DATA FOR THE TASK:
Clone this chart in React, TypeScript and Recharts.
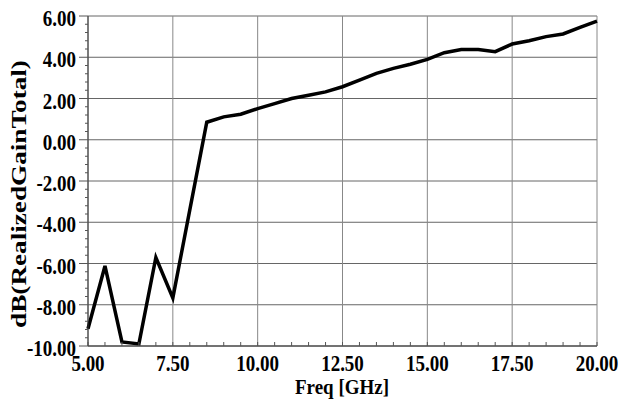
import { LineChart, Line, XAxis, YAxis, ReferenceLine } from 'recharts'

const freqs = [
  5, 5.5, 6, 6.5, 7, 7.5, 8, 8.5, 9, 9.5, 10, 10.5, 11, 11.5, 12, 12.5,
  13, 13.5, 14, 14.5, 15, 15.5, 16, 16.5, 17, 17.5, 18, 18.5, 19, 19.5, 20,
]
const gains = [
  -9.16, -6.12, -9.8, -9.9, -5.71, -7.67, -3.4, 0.85, 1.11, 1.24, 1.51, 1.75,
  2.0, 2.16, 2.32, 2.57, 2.89, 3.22, 3.46, 3.66, 3.9, 4.22, 4.38, 4.38, 4.27,
  4.64, 4.8, 5.0, 5.13, 5.45, 5.75,
]

const xMajor = [5, 7.5, 10, 12.5, 15, 17.5, 20]
const yMajor = [-10, -8, -6, -4, -2, 0, 2, 4, 6]

// minor ticks: 0.5 GHz on x, 0.4 dB on y
const xTicks = Array.from({ length: 31 }, (_, i) => 5 + i * 0.5)
const yTicks = Array.from({ length: 41 }, (_, i) => Math.round((-10 + i * 0.4) * 10) / 10)

const data = freqs.map((f, i) => ({ freq: f, gain: gains[i] }))

const FONT = '"Liberation Serif", "Times New Roman", serif'
const isMajor = (list: number[], v: number) => list.some((m) => Math.abs(m - v) < 1e-6)

function XTick({ x, y, payload }: any) {
  const v = payload.value
  const major = isMajor(xMajor, v)
  return (
    <g>
      <line x1={x} x2={x} y1={y} y2={y - 4} stroke="#555" />
      {major && (
        <text
          transform={`translate(${x},${y + 25}) scale(1,1.25)`}
          textAnchor="middle"
          fontFamily={FONT}
          fontWeight="bold"
          fontSize={19}
          fill="#000"
        >
          {v.toFixed(2)}
        </text>
      )}
    </g>
  )
}

function YTick({ x, y, payload }: any) {
  const v = payload.value
  const major = isMajor(yMajor, v)
  return (
    <g>
      <line x1={x - (major ? 9 : 3)} x2={x} y1={y} y2={y} stroke="#555" />
      {major && (
        <text
          transform={`translate(${x - 12},${y + 10}) scale(1,1.25)`}
          textAnchor="end"
          fontFamily={FONT}
          fontWeight="bold"
          fontSize={19}
          fill="#000"
        >
          {v.toFixed(2)}
        </text>
      )}
    </g>
  )
}

export default function App() {
  return (
    <div style={{ position: 'absolute', left: 0, top: 0, background: '#fff' }}>
      <LineChart
        width={636}
        height={400}
        data={data}
        margin={{ top: 16, right: 39, left: 0, bottom: 0 }}
      >
        {yMajor.map((v) => (
          <ReferenceLine key={'h' + v} y={v} stroke="#666" strokeWidth={1} />
        ))}
        {xMajor.map((v) => (
          <ReferenceLine key={'v' + v} x={v} stroke="#888" strokeWidth={1} />
        ))}
        <XAxis
          dataKey="freq"
          type="number"
          domain={[5, 20]}
          ticks={xTicks}
          interval={0}
          tickSize={0}
          tickMargin={0}
          tickLine={false}
          height={54}
          axisLine={{ stroke: '#333' }}
          tick={<XTick />}
          label={{
            content: () => (
              <text
                transform="translate(342,394) scale(1,1.15)"
                textAnchor="middle"
                fontFamily={FONT}
                fontWeight="bold"
                fontSize={19}
                fill="#000"
              >
                Freq [GHz]
              </text>
            ),
          }}
        />
        <YAxis
          type="number"
          domain={[-10, 6]}
          ticks={yTicks}
          interval={0}
          tickSize={0}
          tickMargin={0}
          tickLine={false}
          width={88}
          axisLine={{ stroke: '#333' }}
          tick={<YTick />}
          label={{
            content: () => (
              <text
                transform="translate(26,194) rotate(-90) scale(1.36,1)"
                textAnchor="middle"
                fontFamily={FONT}
                fontWeight="bold"
                fontSize={20}
                fill="#000"
              >
                dB(RealizedGainTotal)
              </text>
            ),
          }}
        />
        <Line
          type="linear"
          dataKey="gain"
          stroke="#000"
          strokeWidth={3.5}
          dot={false}
          isAnimationActive={false}
        />
      </LineChart>
    </div>
  )
}
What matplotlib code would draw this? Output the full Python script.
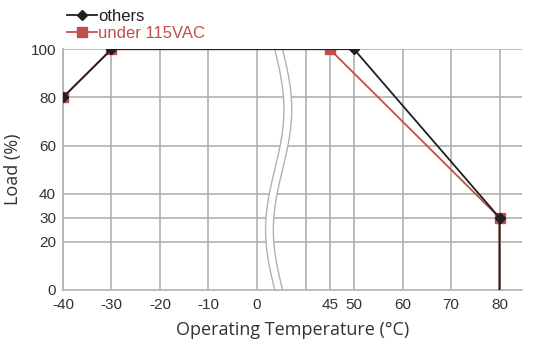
import numpy as np
import matplotlib.pyplot as plt
from matplotlib.patches import Polygon

# derating curves (temperature in C, load in %)
temp_others = [-40, -30, 50, 80, 80]
load_others = [80, 100, 100, 30, 0]
temp_115 = [-40, -30, 45, 80, 80]
load_115 = [80, 100, 100, 30, 0]

xticks = [-40, -30, -20, -10, 0, 45, 50, 60, 70, 80]
xgrid = [-40, -30, -20, -10, 0, 40, 45, 50, 60, 70, 80]
yticks = [0, 20, 30, 40, 60, 80, 100]

black = "#231f20"
red = "#c0504d"
grid = "#b0b0b0"


# axis is broken between 0 and 40 C
def fwd(x):
    x = np.asarray(x, dtype=float)
    return np.where(x <= 0, x, np.where(x >= 40, x - 30, x / 4))


def inv(p):
    p = np.asarray(p, dtype=float)
    return np.where(p <= 0, p, np.where(p >= 10, p + 30, p * 4))


plt.rcParams["font.family"] = ["Liberation Sans", "DejaVu Sans"]
fig = plt.figure(figsize=(5.43, 3.44), dpi=100)
ax = fig.add_axes([0.116, 0.157, 0.845, 0.70])
ax.set_xscale("function", functions=(fwd, inv))
ax.set_xlim(-40, 84.6)
ax.set_ylim(0, 100)

for g in xgrid:
    ax.plot([g, g], [0, 100], color=grid, lw=1.2, zorder=1)
for g in yticks[1:]:
    ax.axhline(g, color=grid, lw=1.2, zorder=1)

# break symbol: S-shaped white band between two gray curves (axes coords)
yy = np.linspace(0, 1, 80)
cx = 0.47 - 0.02 * np.sin(2 * np.pi * yy)
w = 0.017
poly = np.column_stack([np.r_[cx - w / 2, (cx + w / 2)[::-1]], np.r_[yy, yy[::-1]]])
ax.add_patch(Polygon(poly, closed=True, transform=ax.transAxes, facecolor="white",
                     edgecolor="none", zorder=2))
ax.plot(cx - w / 2, yy, color=grid, lw=1, transform=ax.transAxes, zorder=2)
ax.plot(cx + w / 2, yy, color=grid, lw=1, transform=ax.transAxes, zorder=2)

ax.plot(temp_others, load_others, color=black, lw=1.3, marker="D", ms=5,
        markevery=[0, 1, 2, 3], label="others", zorder=4)
ax.plot(temp_115, load_115, color=red, lw=1.3, marker="s", ms=7,
        markevery=[0, 1, 2, 3], label="under 115VAC", zorder=3)
ax.plot([-40, -30, 80], [80, 100, 30], color=black, marker="D", ms=5, lw=0, zorder=5)

ax.set_xticks(xticks)
ax.set_xticklabels([str(t) for t in xticks])
ax.set_yticks(yticks)
ax.tick_params(axis="x", length=0, labelsize=11, colors="#333333", pad=6)
ax.tick_params(axis="y", length=0, labelsize=11, colors="#333333", pad=5)
for s in ["top", "right"]:
    ax.spines[s].set_visible(False)
for s in ["left", "bottom"]:
    ax.spines[s].set_color(grid)
    ax.spines[s].set_linewidth(1.2)

ax.set_xlabel("Operating Temperature (°C)", fontsize=13, color="#333333",
              family=["Open Sans", "DejaVu Sans"], labelpad=6)
ax.set_ylabel("Load (%)", fontsize=13, color="#333333",
              family=["Open Sans", "DejaVu Sans"], labelpad=6)

leg = ax.legend(loc="lower left", bbox_to_anchor=(-0.01, 1.0), frameon=False,
                fontsize=12, handlelength=1.8, handletextpad=0.1,
                labelspacing=0.1, borderpad=0)
for txt, c in zip(leg.get_texts(), [black, red]):
    txt.set_color(c)

fig.savefig("out.png", dpi=100)
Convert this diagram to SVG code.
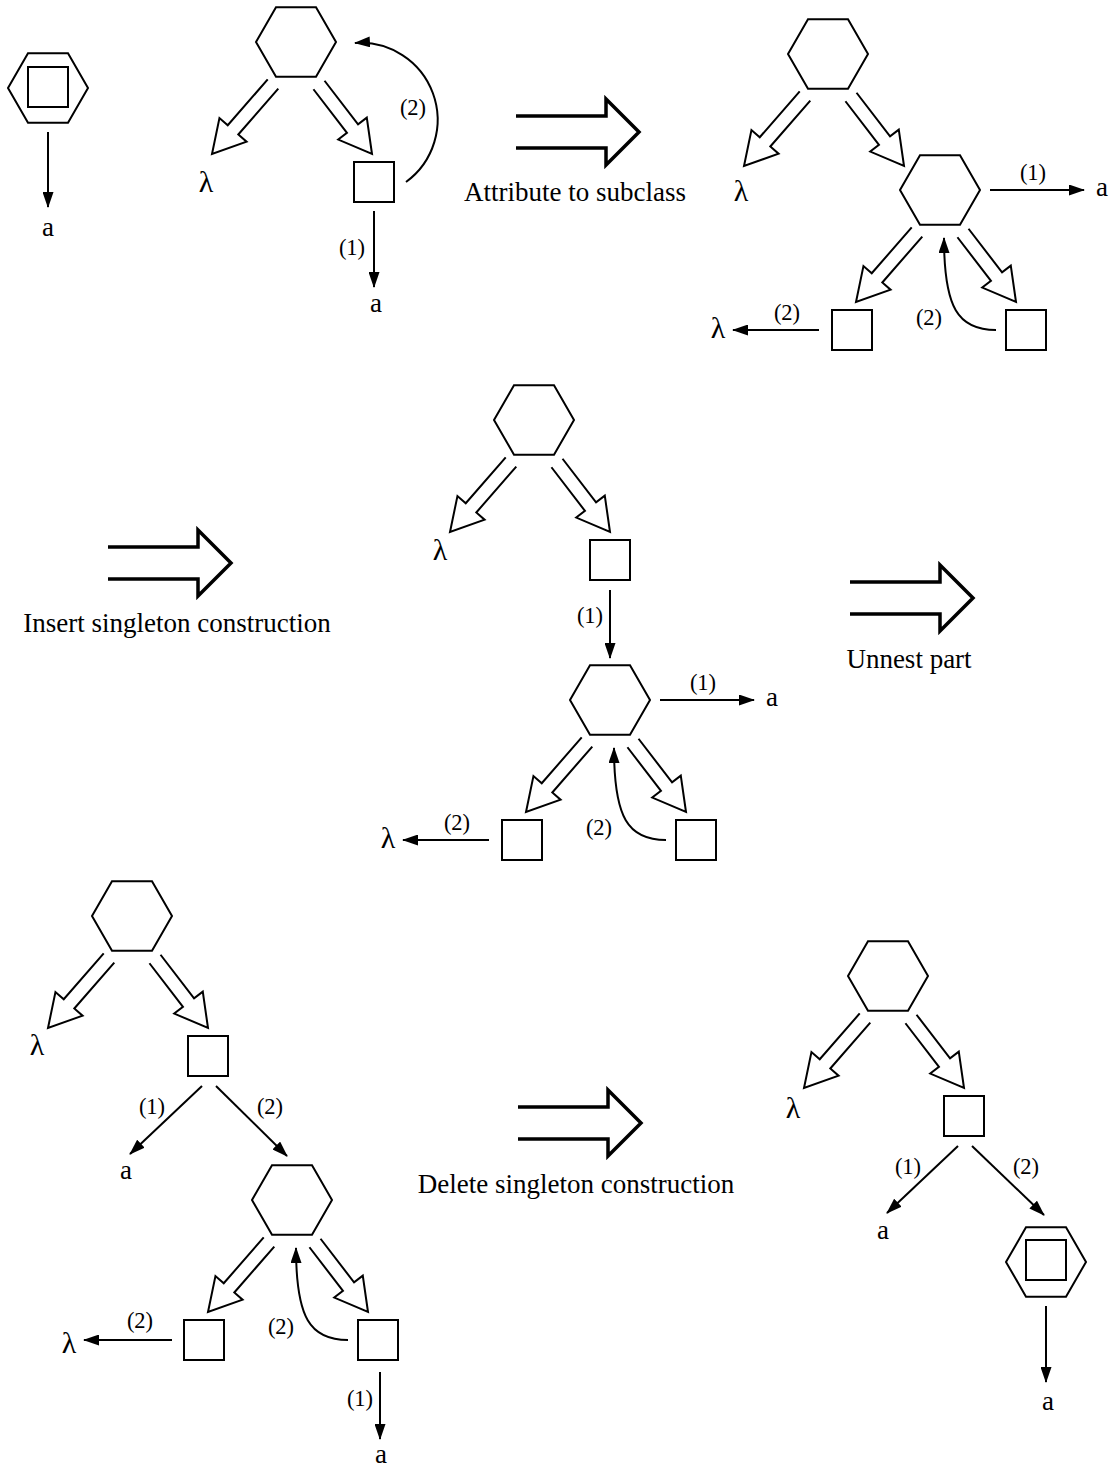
<svg xmlns="http://www.w3.org/2000/svg" width="1119" height="1469" viewBox="0 0 1119 1469">
<style>
.s{fill:none;stroke:#000;stroke-width:2}
.ln{fill:none;stroke:#000;stroke-width:2;marker-end:url(#ah)}
.ho{fill:none;stroke:#000;stroke-width:2;stroke-linejoin:miter}
.big{fill:none;stroke:#000;stroke-width:3.5;stroke-linejoin:miter}
.t{font-family:"Liberation Serif","Times New Roman",serif;font-size:27px;text-anchor:middle;fill:#000}
.lam{font-family:"Liberation Serif","Times New Roman",serif;font-size:30px;text-anchor:middle;fill:#000}
.l{font-family:"Liberation Serif","Times New Roman",serif;font-size:22.5px;text-anchor:middle;fill:#000}
</style>
<defs>
<marker id="ah" viewBox="0 0 16 11" refX="15" refY="5.5" markerWidth="16" markerHeight="11" markerUnits="userSpaceOnUse" orient="auto"><path d="M0,0 L16,5.5 L0,11 z" fill="#000"/></marker>
<polygon id="hex" points="-40,0 -20,-34.64 20,-34.64 40,0 20,34.64 -20,34.64"/>
<polyline id="hl" points="-28.28,37.4 -68.26,83.27 -76.55,76.04 -84,112 -49.41,99.7 -57.7,92.47 -17.72,46.6"/>
<polyline id="hr" points="17.45,47.26 50.96,90.88 42.24,97.58 76,112 70.78,75.66 62.06,82.36 28.55,38.74"/>
<polyline id="bigarrow" points="0,-16 90,-16 90,-33 123,0 90,33 90,16 0,16"/>
</defs>

<g id="connectors">
  <!-- panel 1 -->
  <path class="ln" d="M48,132 V207"/>
  <!-- panel 2 -->
  <use href="#hl" class="ho" transform="translate(296,42)"/>
  <use href="#hr" class="ho" transform="translate(296,42)"/>
  <path class="ln" d="M374,211 V287"/>
  <path class="ln" d="M406,182 A77,77 0 0,0 355,43"/>
  <!-- panel 3 -->
  <use href="#hl" class="ho" transform="translate(828,54)"/>
  <use href="#hr" class="ho" transform="translate(828,54)"/>
  <use href="#hl" class="ho" transform="translate(940,190)"/>
  <use href="#hr" class="ho" transform="translate(940,190)"/>
  <path class="ln" d="M990,190 H1084"/>
  <path class="ln" d="M819,330 H733"/>
  <path class="ln" d="M996,330 C958,330 944,308 944,238"/>
  <!-- panel 4 -->
  <use href="#hl" class="ho" transform="translate(534,420)"/>
  <use href="#hr" class="ho" transform="translate(534,420)"/>
  <path class="ln" d="M610,590 V658"/>
  <use href="#hl" class="ho" transform="translate(610,700)"/>
  <use href="#hr" class="ho" transform="translate(610,700)"/>
  <path class="ln" d="M660,700 H754"/>
  <path class="ln" d="M489,840 H403"/>
  <path class="ln" d="M666,840 C628,840 614,818 614,748"/>
  <!-- panel 5 -->
  <use href="#hl" class="ho" transform="translate(132,916)"/>
  <use href="#hr" class="ho" transform="translate(132,916)"/>
  <path class="ln" d="M202,1086 L130,1154"/>
  <path class="ln" d="M216,1086 L287,1156"/>
  <use href="#hl" class="ho" transform="translate(292,1200)"/>
  <use href="#hr" class="ho" transform="translate(292,1200)"/>
  <path class="ln" d="M172,1340 H84"/>
  <path class="ln" d="M348,1340 C310,1340 296,1318 296,1248"/>
  <path class="ln" d="M380,1372 V1439"/>
  <!-- panel 6 -->
  <use href="#hl" class="ho" transform="translate(888,976)"/>
  <use href="#hr" class="ho" transform="translate(888,976)"/>
  <path class="ln" d="M958,1146 L887,1213"/>
  <path class="ln" d="M972,1146 L1044,1215"/>
  <path class="ln" d="M1046,1306 V1382"/>
</g>

<g id="edge-labels">
  <text class="l" x="352" y="255">(1)</text>
  <text class="l" x="413" y="115">(2)</text>
  <text class="l" x="1033" y="180">(1)</text>
  <text class="l" x="787" y="320">(2)</text>
  <text class="l" x="929" y="325">(2)</text>
  <text class="l" x="590" y="623">(1)</text>
  <text class="l" x="703" y="690">(1)</text>
  <text class="l" x="457" y="830">(2)</text>
  <text class="l" x="599" y="835">(2)</text>
  <text class="l" x="152" y="1114">(1)</text>
  <text class="l" x="270" y="1114">(2)</text>
  <text class="l" x="140" y="1328">(2)</text>
  <text class="l" x="281" y="1334">(2)</text>
  <text class="l" x="360" y="1406">(1)</text>
  <text class="l" x="908" y="1174">(1)</text>
  <text class="l" x="1026" y="1174">(2)</text>
</g>

<g id="transformations">
  <g id="step1"><use href="#bigarrow" class="big" transform="translate(516,132)"/><text class="t" x="575" y="201">Attribute to subclass</text></g>
  <g id="step2"><use href="#bigarrow" class="big" transform="translate(108,563)"/><text class="t" x="177" y="632">Insert singleton construction</text></g>
  <g id="step3"><use href="#bigarrow" class="big" transform="translate(850,598)"/><text class="t" x="909" y="668">Unnest part</text></g>
  <g id="step4"><use href="#bigarrow" class="big" transform="translate(518,1123)"/><text class="t" x="576" y="1193">Delete singleton construction</text></g>
</g>

<!-- panel 1 -->
<g id="p1-singleton"><use href="#hex" class="s" transform="translate(48,88)"/><rect class="s" x="28" y="67" width="40" height="40"/></g>
<g id="p1-a"><text class="t" x="48" y="236">a</text></g>

<!-- panel 2 -->
<g id="p2-hex"><use href="#hex" class="s" transform="translate(296,42)"/></g>
<g id="p2-sq"><rect class="s" x="354" y="162" width="40" height="40"/></g>
<g id="p2-lambda"><text class="lam" x="206" y="192">λ</text></g>
<g id="p2-a"><text class="t" x="376" y="312">a</text></g>

<!-- panel 3 -->
<g id="p3-hex"><use href="#hex" class="s" transform="translate(828,54)"/></g>
<g id="p3-lambda"><text class="lam" x="741" y="201">λ</text></g>
<g id="p3-hex2"><use href="#hex" class="s" transform="translate(940,190)"/></g>
<g id="p3-a"><text class="t" x="1102" y="196">a</text></g>
<g id="p3-sq1"><rect class="s" x="832" y="310" width="40" height="40"/></g>
<g id="p3-sq2"><rect class="s" x="1006" y="310" width="40" height="40"/></g>
<g id="p3-lambda2"><text class="lam" x="718" y="338">λ</text></g>

<!-- panel 4 -->
<g id="p4-hex"><use href="#hex" class="s" transform="translate(534,420)"/></g>
<g id="p4-lambda"><text class="lam" x="440" y="560">λ</text></g>
<g id="p4-sq"><rect class="s" x="590" y="540" width="40" height="40"/></g>
<g id="p4-hex2"><use href="#hex" class="s" transform="translate(610,700)"/></g>
<g id="p4-a"><text class="t" x="772" y="706">a</text></g>
<g id="p4-sq1"><rect class="s" x="502" y="820" width="40" height="40"/></g>
<g id="p4-sq2"><rect class="s" x="676" y="820" width="40" height="40"/></g>
<g id="p4-lambda2"><text class="lam" x="388" y="848">λ</text></g>

<!-- panel 5 -->
<g id="p5-hex"><use href="#hex" class="s" transform="translate(132,916)"/></g>
<g id="p5-lambda"><text class="lam" x="37" y="1055">λ</text></g>
<g id="p5-sq"><rect class="s" x="188" y="1036" width="40" height="40"/></g>
<g id="p5-a"><text class="t" x="126" y="1179">a</text></g>
<g id="p5-hex2"><use href="#hex" class="s" transform="translate(292,1200)"/></g>
<g id="p5-sq1"><rect class="s" x="184" y="1320" width="40" height="40"/></g>
<g id="p5-sq2"><rect class="s" x="358" y="1320" width="40" height="40"/></g>
<g id="p5-lambda2"><text class="lam" x="69" y="1353">λ</text></g>
<g id="p5-a2"><text class="t" x="381" y="1463">a</text></g>

<!-- panel 6 -->
<g id="p6-hex"><use href="#hex" class="s" transform="translate(888,976)"/></g>
<g id="p6-lambda"><text class="lam" x="793" y="1118">λ</text></g>
<g id="p6-sq"><rect class="s" x="944" y="1096" width="40" height="40"/></g>
<g id="p6-a"><text class="t" x="883" y="1239">a</text></g>
<g id="p6-singleton"><use href="#hex" class="s" transform="translate(1046,1262)"/><rect class="s" x="1026" y="1240" width="40" height="40"/></g>
<g id="p6-a2"><text class="t" x="1048" y="1410">a</text></g>
</svg>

PROBLEM:
Exactly as they appear, print the lines of the listing above from its first line through the line that contains "-2, 0, 2, 4, 6]", minus the pictures.

RESPONSE:
Clone this chart in React, TypeScript and Recharts.
import { LineChart, Line, XAxis, YAxis, ReferenceLine } from 'recharts'

const freqs = [
  5, 5.5, 6, 6.5, 7, 7.5, 8, 8.5, 9, 9.5, 10, 10.5, 11, 11.5, 12, 12.5,
  13, 13.5, 14, 14.5, 15, 15.5, 16, 16.5, 17, 17.5, 18, 18.5, 19, 19.5, 20,
]
const gains = [
  -9.16, -6.12, -9.8, -9.9, -5.71, -7.67, -3.4, 0.85, 1.11, 1.24, 1.51, 1.75,
  2.0, 2.16, 2.32, 2.57, 2.89, 3.22, 3.46, 3.66, 3.9, 4.22, 4.38, 4.38, 4.27,
  4.64, 4.8, 5.0, 5.13, 5.45, 5.75,
]

const xMajor = [5, 7.5, 10, 12.5, 15, 17.5, 20]
const yMajor = [-10, -8, -6, -4, -2, 0, 2, 4, 6]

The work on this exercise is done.